**Data entries**
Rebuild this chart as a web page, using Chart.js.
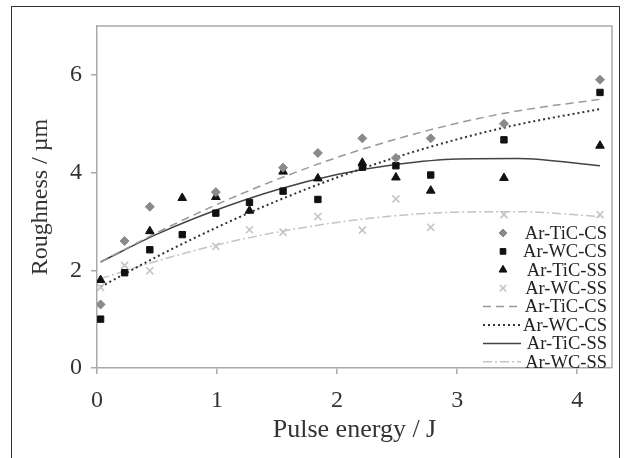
<!DOCTYPE html>
<html>
<head>
<meta charset="utf-8">
<script src="https://cdn.jsdelivr.net/npm/chart.js@4/dist/chart.umd.min.js"></script>
<style>
  body { margin: 0; background: #fff; }
  #wrap { position: relative; width: 624px; height: 458px; }
  #frame { position: absolute; left: 11px; top: 6px; width: 607px; height: 470px;
           border: 1.5px solid #333; pointer-events: none; }
</style>
</head>
<body>
<div id="wrap">
  <canvas id="myChart" width="624" height="458"></canvas>
  <div id="frame"></div>
</div>
<script>
// measured points
var energyTiCCS = [0.03, 0.23, 0.44, 0.99, 1.55, 1.84, 2.21, 2.49, 2.78, 3.39, 4.19];
var roughTiCCS  = [1.3, 2.6, 3.3, 3.6, 4.1, 4.4, 4.7, 4.3, 4.7, 5.0, 5.9];

var energyWCCS = [0.03, 0.23, 0.44, 0.71, 0.99, 1.27, 1.55, 1.84, 2.21, 2.49, 2.78, 3.39, 4.19];
var roughWCCS  = [1.0, 1.95, 2.42, 2.73, 3.17, 3.39, 3.62, 3.45, 4.11, 4.14, 3.95, 4.67, 5.64];

var energyTiCSS = [0.03, 0.44, 0.71, 0.99, 1.27, 1.55, 1.84, 2.21, 2.49, 2.78, 3.39, 4.19];
var roughTiCSS  = [1.8, 2.8, 3.48, 3.5, 3.22, 4.02, 3.88, 4.2, 3.9, 3.63, 3.89, 4.55];

var energyWCSS = [0.03, 0.23, 0.44, 0.99, 1.27, 1.55, 1.84, 2.21, 2.49, 2.78, 3.39, 4.19];
var roughWCSS  = [1.65, 2.1, 1.99, 2.49, 2.83, 2.78, 3.1, 2.82, 3.46, 2.88, 3.14, 3.14];

// trend lines
var fitEnergy = [0.03, 0.5, 1, 1.5, 2, 2.5, 3, 3.5, 4.19];
var fitTiCCS  = [2.17, 2.77, 3.35, 3.86, 4.31, 4.69, 5.01, 5.26, 5.50];
var fitWCCS   = [1.66, 2.28, 2.88, 3.42, 3.90, 4.32, 4.68, 4.98, 5.30];
var fitTiCSS  = [2.17, 2.74, 3.24, 3.65, 3.96, 4.17, 4.28, 4.29, 4.14];
var fitWCSS   = [1.83, 2.19, 2.52, 2.78, 2.98, 3.12, 3.19, 3.20, 3.10];

var xTicks = [0, 1, 2, 3, 4];
var yTicks = [0, 2, 4, 6];

function pts(xs, ys) {
  return xs.map(function (x, i) { return { x: x, y: ys[i] }; });
}

var serif = "'Liberation Serif', 'Times New Roman', serif";

function marker(label, xs, ys, style, color, r) {
  return {
    label: label, data: pts(xs, ys), showLine: false,
    pointStyle: style, pointRadius: r, pointHoverRadius: r,
    backgroundColor: color, borderColor: color, pointBorderWidth: style === 'crossRot' ? 1.6 : 1
  };
}
function trend(label, ys, color, dash, w) {
  return {
    label: label, data: pts(fitEnergy, ys), showLine: true, pointRadius: 0,
    borderColor: color, borderWidth: w, borderDash: dash, tension: 0.4,
    cubicInterpolationMode: 'monotone', fill: false
  };
}

// legend drawn inside the plot, bottom right
var insideLegend = {
  id: 'insideLegend',
  afterDraw: function (chart) {
    var ctx = chart.ctx;
    ctx.save();
    ctx.font = "18.5px " + serif;
    ctx.textAlign = 'right';
    ctx.textBaseline = 'middle';
    chart.data.datasets.forEach(function (ds, i) {
      var y = 233 + i * 18.4;
      if (ds.showLine) {
        ctx.strokeStyle = ds.borderColor;
        ctx.lineWidth = ds.borderWidth;
        ctx.setLineDash(ds.borderDash || []);
        ctx.beginPath();
        ctx.moveTo(483, y);
        ctx.lineTo(521, y);
        ctx.stroke();
        ctx.setLineDash([]);
      } else {
        ctx.fillStyle = ds.backgroundColor;
        ctx.strokeStyle = ds.borderColor;
        ctx.lineWidth = ds.pointBorderWidth;
        Chart.helpers.drawPoint(ctx, { pointStyle: ds.pointStyle, radius: ds.pointRadius - 0.5, rotation: 0, borderWidth: ds.pointBorderWidth }, 503, y);
      }
      ctx.fillStyle = '#222';
      ctx.fillText(ds.label, 607, y + 1);
    });
    ctx.restore();
  }
};

var plotBox = {
  id: 'plotBox',
  beforeDatasetsDraw: function (chart) {
    var a = chart.chartArea, ctx = chart.ctx;
    ctx.save();
    ctx.strokeStyle = '#aaa';
    ctx.lineWidth = 1.5;
    ctx.beginPath();
    ctx.moveTo(a.left, a.top);
    ctx.lineTo(a.right, a.top);
    ctx.lineTo(a.right, a.bottom);
    ctx.stroke();
    ctx.restore();
  }
};

var ctx = document.getElementById("myChart");
var myChart = new Chart(ctx, {
  type: 'scatter',
  data: {
    datasets: [
      marker('Ar-TiC-CS', energyTiCCS, roughTiCCS, 'rectRot', '#8a8a8a', 4.5),
      marker('Ar-WC-CS', energyWCCS, roughWCCS, 'rect', '#111', 4.5),
      marker('Ar-TiC-SS', energyTiCSS, roughTiCSS, 'triangle', '#111', 5),
      marker('Ar-WC-SS', energyWCSS, roughWCSS, 'crossRot', '#c4c4c4', 5),
      trend('Ar-TiC-CS', fitTiCCS, '#999', [8, 5], 1.5),
      trend('Ar-WC-CS', fitWCCS, '#333', [2, 3], 2),
      trend('Ar-TiC-SS', fitTiCSS, '#444', [], 1.5),
      trend('Ar-WC-SS', fitWCSS, '#c4c4c4', [9, 3, 2, 3], 1.5)
    ]
  },
  plugins: [plotBox, insideLegend],
  options: {
    responsive: false,
    animation: false,
    layout: { padding: { left: 0, right: 12, top: 26, bottom: 0 } },
    plugins: {
      legend: { display: false },
      tooltip: { enabled: false }
    },
    scales: {
      x: {
        type: 'linear', min: 0, max: 4.29,
        afterFit: function (s) { s.height = 90; },
        afterBuildTicks: function (s) { s.ticks = xTicks.map(function (v) { return { value: v }; }); },
        ticks: { font: { family: serif, size: 24 }, color: '#333', padding: 12 },
        grid: { drawOnChartArea: false, color: '#aaa', tickLength: 6, lineWidth: 1.5 },
        border: { color: '#aaa', width: 1.5 },
        title: { display: true, text: 'Pulse energy / J', font: { family: serif, size: 26 }, color: '#333',
                 padding: { top: 0, bottom: 12 } }
      },
      y: {
        type: 'linear', min: 0, max: 7,
        afterFit: function (s) { s.width = 97; },
        afterBuildTicks: function (s) { s.ticks = yTicks.map(function (v) { return { value: v }; }); },
        ticks: { font: { family: serif, size: 24 }, color: '#333', padding: 9 },
        grid: { drawOnChartArea: false, color: '#aaa', tickLength: 6, lineWidth: 1.5 },
        border: { color: '#aaa', width: 1.5 },
        title: { display: true, text: 'Roughness / µm', font: { family: serif, size: 24 }, color: '#333',
                 padding: { top: 26, bottom: 0 } }
      }
    }
  }
});
</script>
</body>
</html>
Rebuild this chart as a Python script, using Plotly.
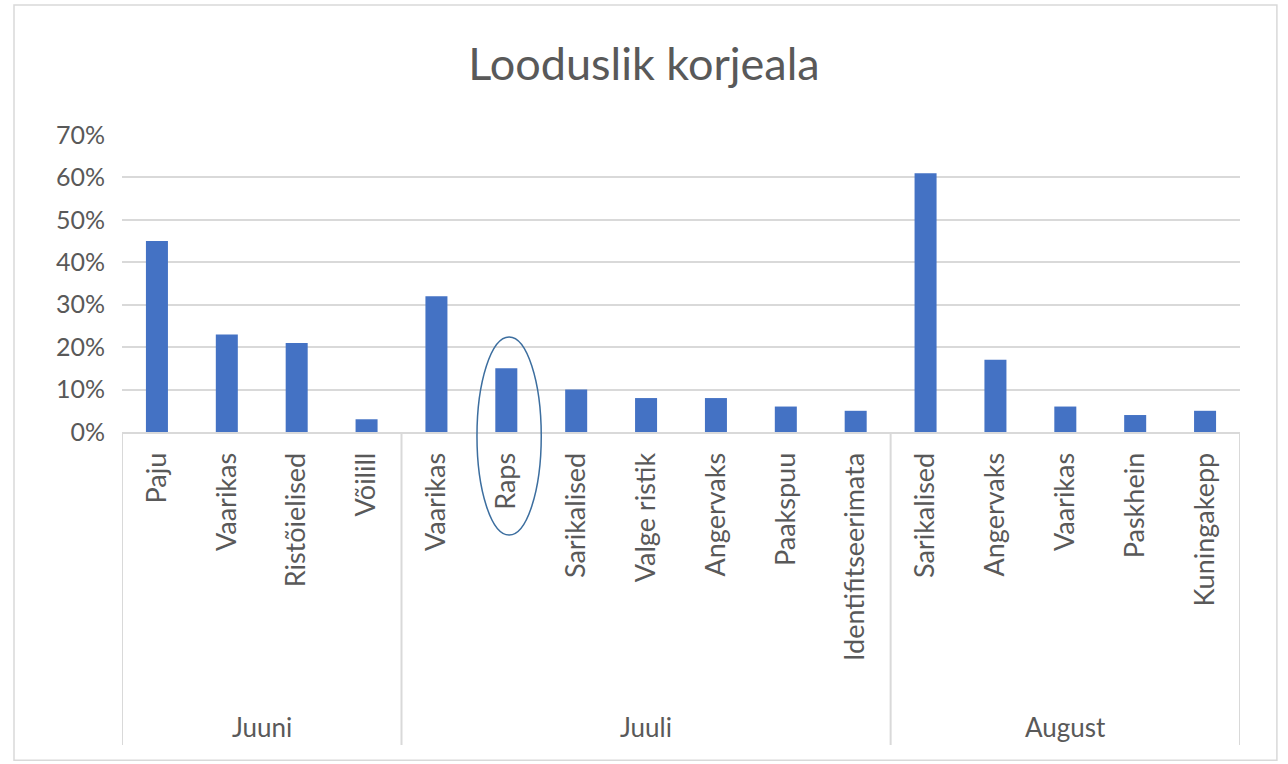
import plotly.graph_objects as go

# Andmed
months = ["Juuni", "Juuli", "August"]
month_sizes = [4, 7, 5]
plants = [
    "Paju", "Vaarikas", "Ristõielised", "Võilill",
    "Vaarikas", "Raps", "Sarikalised", "Valge ristik", "Angervaks", "Paakspuu", "Identifitseerimata",
    "Sarikalised", "Angervaks", "Vaarikas", "Paskhein", "Kuningakepp",
]
shares = [0.45, 0.23, 0.21, 0.03,
          0.32, 0.15, 0.10, 0.08, 0.08, 0.06, 0.05,
          0.61, 0.17, 0.06, 0.04, 0.05]
highlight = "Raps"

font_family = "Lato, 'Open Sans', sans-serif"
text_gray = "#595959"
grid_gray = "#d9d9d9"

idx = list(range(len(plants)))

fig = go.Figure()
fig.add_trace(
    go.Bar(
        x=idx,
        y=shares,
        marker=dict(color="#4472c4", line=dict(width=0)),
        hoverinfo="skip",
    )
)

# kuude jaotusjooned ja nimed kategooriatelje all
start = 0
bounds = [-0.5]
for name, n in zip(months, month_sizes):
    fig.add_annotation(
        x=start + (n - 1) / 2, xref="x",
        y=-0.993, yref="paper",
        text=name, showarrow=False,
        font=dict(size=26, color=text_gray),
        yanchor="middle",
    )
    start += n
    bounds.append(start - 0.5)

for b in bounds:
    fig.add_shape(
        type="line", xref="x", yref="paper",
        x0=b, x1=b, y0=0, y1=-1.054,
        line=dict(color=grid_gray, width=2),
    )

# Raps on ringiga esile toodud
h = plants.index(highlight)
fig.add_shape(
    type="circle",
    xref="x", yref="paper",
    x0=h - 0.42, x1=h + 0.5,
    y0=-0.347, y1=0.32,
    line=dict(color="#3c6e9f", width=1.5),
)

# raam ümber diagrammi
fig.add_shape(
    type="rect", xref="paper", yref="paper",
    x0=-0.0966, x1=1.033, y0=-1.105, y1=1.4377,
    line=dict(color=grid_gray, width=1.5),
)

fig.update_layout(
    width=1288,
    height=764,
    margin=dict(l=122, r=48, t=135, b=332, autoexpand=False),
    paper_bgcolor="white",
    plot_bgcolor="white",
    title=dict(
        text="Looduslik korjeala",
        x=0.5, xanchor="center",
        y=0.916, yanchor="middle",
        font=dict(family=font_family, size=45, color=text_gray),
    ),
    font=dict(family=font_family, color=text_gray),
    bargap=0.685,
    showlegend=False,
    xaxis=dict(
        tickmode="array",
        tickvals=idx,
        ticktext=plants,
        tickangle=-90,
        tickfont=dict(size=27, color=text_gray),
        range=[-0.5, len(plants) - 0.5],
        showline=True,
        linecolor=grid_gray,
        linewidth=2,
        ticks="",
        showgrid=False,
        zeroline=False,
        ticklabelstandoff=8,
        automargin=False,
    ),
    yaxis=dict(
        range=[0, 0.7],
        dtick=0.1,
        tickformat=".0%",
        tickfont=dict(size=25, color=text_gray),
        showgrid=True,
        gridcolor=grid_gray,
        gridwidth=2,
        zeroline=False,
        showline=False,
        ticklabelstandoff=16,
        automargin=False,
    ),
)

# lehe vaikimisi veeris ära, et joonis mahuks aknasse
fig.write_html(
    "out.html",
    config={"displayModeBar": False},
    post_script="document.body.style.margin='0';",
)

**Description of the task**
Only the lines from "Rebuild this chart as a Python" through "import plotly.graph_objects as go" should appear in your output, copied exactly with both end lines, and with no pictures.

**Full solution**
Rebuild this chart as a Python script, using Plotly.
import plotly.graph_objects as go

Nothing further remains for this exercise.